Monday, April 2, 2007
^|^|^|^Soulful, Wistful, Listless ^|^|^|^
I was smitten. It was such a rollercoaster. The sea does things to me. And she was the mermaid beckoning me towards her. Her voice still rings in my ears. I have no idea when would I see her again. There is no rationale when there is love. Then the only reason for every alibi is to Be Together. It feels great when endorphins react and leave you unreasoningly fixated. And when it happens, it’s absolute, in totality. Bad hair, bad breathe, bad acts, bad food and booze, do not matter anymore. The only desire left is to BE there.

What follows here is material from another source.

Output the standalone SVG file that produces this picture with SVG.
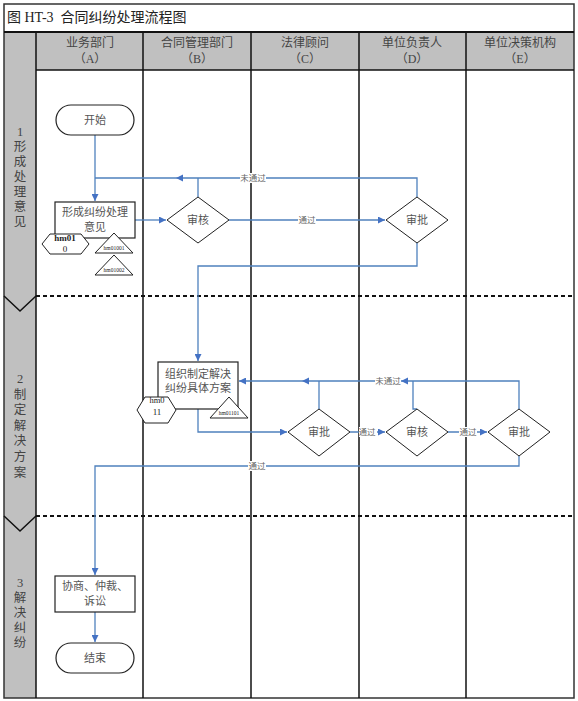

I presume that many of us have been ‘under the influence’ of endorphin and when we are no more ‘wise enough to be wise’. All that matters, is to render every possible way of bliss for the One. You surprise yourself again and again by reaching a point where there is a dearth of conditionality. You relish every moment walking hand in hand, past an unfamiliar city which succumbs to be just a backdrop. You fly from tree to tree, branch to branch, one city jaunt to the other and wish there was no tomorrow! You feel the presence of your beautiful souls floating in the ether of a shared cosiness.
When tomorrow engulfs you in its void, you either plunge in a sense of extreme loss or rise in the redemption of true love.
The more I see the less I know..
The more I like to let it go…
The present is a dream to me. These moments are precious to me more than a thousand years put together. They will leave me nurtured and cared, belonged and intoxicated. Somebody please don’t wake me ‘coz I am sleeping the sleep of angels.